The wear of a stationary jaw tends to be increasingly higher than that determined for movable side as the CSS diminished. In an indirect way, one can conclude that the increase of compression forces can cause an increase on the gouging action on the stationary jaw, but this extension will depend on the tested material. More accurate conclusions with this issue could be treated in future investigations, helping to select in a better way for the materials with different jaws.

Third set of experiments

Figure 4 shows the relationship between the wear rates and the Mohs hardness of several rocks, tested under the same conditions. Good correlations are found (R2 ~ 0.85), being the increase of hardness, consequently the abrasiveness, attributed to the increase of quartz content. This relationship was pointed out previously by Siriani (1973) and confirmed here in another way.
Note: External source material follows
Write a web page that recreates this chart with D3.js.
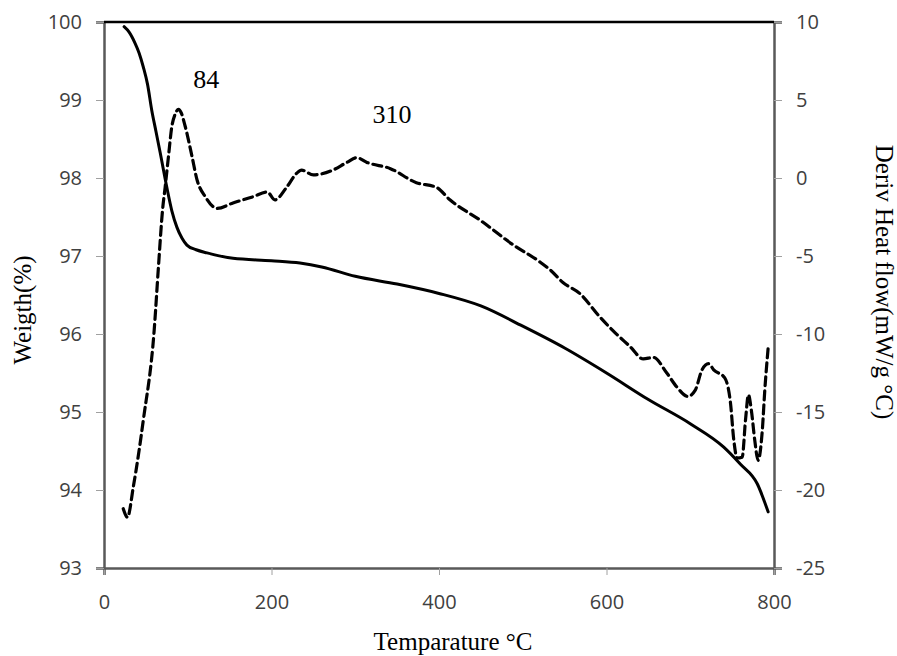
<!DOCTYPE html>
<html>
<head>
<meta charset="utf-8">
<script src="https://cdn.jsdelivr.net/npm/d3@7"></script>
<style>
  html, body { margin: 0; padding: 0; background: #fff; }
  svg { display: block; }
  .tick text { font-family: "Open Sans", Lato, sans-serif; font-size: 20px; fill: #404040; }
</style>
</head>
<body>
<svg id="chart" width="897" height="656"></svg>
<script>
// Thermogravimetric curve: temperature (°C) and residual weight (%)
const weightTemp = [24, 30, 37, 42, 47, 52, 57, 62, 67, 75, 81, 87, 93, 99, 110, 123, 154, 200, 234, 260, 300, 350, 400, 450, 500, 550, 600, 650, 700, 740, 760, 780, 793];
const weightPct  = [99.94, 99.87, 99.73, 99.6, 99.42, 99.2, 98.87, 98.6, 98.33, 97.88, 97.58, 97.37, 97.23, 97.14, 97.08, 97.04, 96.97, 96.94, 96.91, 96.86, 96.74, 96.64, 96.52, 96.36, 96.1, 95.82, 95.5, 95.16, 94.85, 94.55, 94.33, 94.08, 93.72];

// Derivative heat flow curve: temperature (°C) and mW/g °C
const heatTemp = [23, 28, 35, 47, 60, 65, 70, 73, 77, 81, 85, 89, 92, 97, 105, 111, 121, 135, 154, 178, 195, 204, 218, 230, 236, 250, 273, 290, 302, 314, 342, 373, 397, 413, 449, 489, 521, 533, 548, 568, 592, 608, 628, 644, 656, 672, 684, 697, 706, 714, 722, 728, 741, 748, 752, 756, 762, 766, 769.5, 773, 777, 781, 786, 789, 793];
const heatFlow = [-21.2, -21.75, -19.8, -15.5, -9.7, -5.7, -2.0, -0.6, 1.4, 3.3, 4.1, 4.4, 4.2, 3.3, 1.4, -0.1, -1.2, -1.95, -1.6, -1.2, -0.9, -1.4, -0.6, 0.3, 0.5, 0.2, 0.5, 1.0, 1.3, 1.0, 0.6, -0.3, -0.6, -1.4, -2.7, -4.3, -5.4, -5.9, -6.7, -7.4, -8.9, -9.8, -10.8, -11.6, -11.5, -12.5, -13.4, -14.0, -13.6, -12.3, -11.9, -12.3, -12.8, -14.4, -16.8, -17.95, -17.9, -15.5, -13.9, -14.9, -16.8, -18.1, -16.2, -13.6, -10.9];

// Axis tick values
const xTicks = [0, 200, 400, 600, 800];
const weightTicks = [93, 94, 95, 96, 97, 98, 99, 100];
const heatTicks = [-25, -20, -15, -10, -5, 0, 5, 10];

// Peak annotations, anchored in data units (temperature, heat flow)
const peakText = ["84", "310"];
const peakLabelT = [122, 344];
const peakLabelV = [5.8, 3.5];

const svg = d3.select("#chart");
const mLeft = 104, mRight = 774, mTop = 22, mBottom = 568;

const x = d3.scaleLinear().domain([0, 800]).range([mLeft, mRight]);
const yW = d3.scaleLinear().domain([93, 100]).range([mBottom, mTop]);
const yH = d3.scaleLinear().domain([-25, 10]).range([mBottom, mTop]);

const axisColor = "#595959";
const plain = d => String(d);   // hyphen-minus, as in the printed figure

// Axes
const gx = svg.append("g").attr("transform", `translate(0,${mBottom})`)
  .call(d3.axisBottom(x).tickValues(xTicks).tickSize(7).tickPadding(20).tickFormat(plain));
const gl = svg.append("g").attr("transform", `translate(${mLeft},0)`)
  .call(d3.axisLeft(yW).tickValues(weightTicks).tickSize(8).tickPadding(14).tickFormat(plain));
const gr = svg.append("g").attr("transform", `translate(${mRight},0)`)
  .call(d3.axisRight(yH).tickValues(heatTicks).tickSize(8).tickPadding(14).tickFormat(plain));

[gx, gl, gr].forEach(g => {
  g.select(".domain").attr("stroke", axisColor).attr("stroke-width", 2.5);
  g.selectAll(".tick line").attr("stroke", "#a0a0a0").attr("stroke-width", 1);
});

// Top border of the plot frame
svg.append("line")
  .attr("x1", mLeft).attr("x2", mRight).attr("y1", mTop).attr("y2", mTop)
  .attr("stroke", "#000").attr("stroke-width", 2.5);

// Weight curve (solid)
const weightLine = d3.line()
  .x((d, i) => x(weightTemp[i]))
  .y(d => yW(d))
  .curve(d3.curveMonotoneX);
svg.append("path")
  .attr("d", weightLine(weightPct))
  .attr("fill", "none").attr("stroke", "#000").attr("stroke-width", 3)
  .attr("stroke-linecap", "round");

// Derivative heat flow curve (dashed)
const heatLine = d3.line()
  .x((d, i) => x(heatTemp[i]))
  .y(d => yH(d))
  .curve(d3.curveMonotoneX);
svg.append("path")
  .attr("d", heatLine(heatFlow))
  .attr("fill", "none").attr("stroke", "#000").attr("stroke-width", 3.2)
  .attr("stroke-dasharray", "9,5").attr("stroke-linecap", "round");

const serif = "'Liberation Serif', 'Times New Roman', serif";

// Peak labels
svg.selectAll("text.peak").data(peakText).enter().append("text")
  .attr("class", "peak")
  .attr("x", (d, i) => x(peakLabelT[i]))
  .attr("y", (d, i) => yH(peakLabelV[i]))
  .attr("text-anchor", "middle")
  .style("font-family", serif)
  .style("font-size", "26px")
  .text(d => d);

// Axis titles
svg.append("text")
  .attr("x", 453).attr("y", 650)
  .attr("text-anchor", "middle")
  .style("font-family", serif).style("font-size", "25px")
  .text("Temparature °C");

svg.append("text")
  .attr("transform", "translate(31,310) rotate(-90)")
  .attr("text-anchor", "middle")
  .style("font-family", serif).style("font-size", "25px")
  .text("Weigth(%)");

svg.append("text")
  .attr("transform", "translate(876,282) rotate(90)")
  .attr("text-anchor", "middle")
  .style("font-family", serif).style("font-size", "25px")
  .text("Deriv Heat flow(mW/g °C)");
</script>
</body>
</html>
Figure 4 Variation of wear rate (high Mn cast steel) in terms of Mohs hardness of crushed rocks. (CSS = 4.5 mm). 

4. Conclusions

This article summarizes results obtained in a gouging abrasion test obtained with a lab jaw crusher machine. The following conclusions can be presented:

  • - The minimum amount of crushed material to achieve the steady-state regime of wear was closely related to the work hardening of the worn surface;

  • - The wear rate of jaws increases for smaller close sided sets, but this variation depends on the material of the jaws; and

  • - A gouging abrasion test can be used to verify the abrasiveness of rocks, and the quartz content is an important factor for this issue.

Acknowledgments

Authors acknowledge Embu S.A. for supplying rocks for lab tests. Special thanks are to the advisors, professors A. Sinatora, D. K. Tanaka and F. Fujimura.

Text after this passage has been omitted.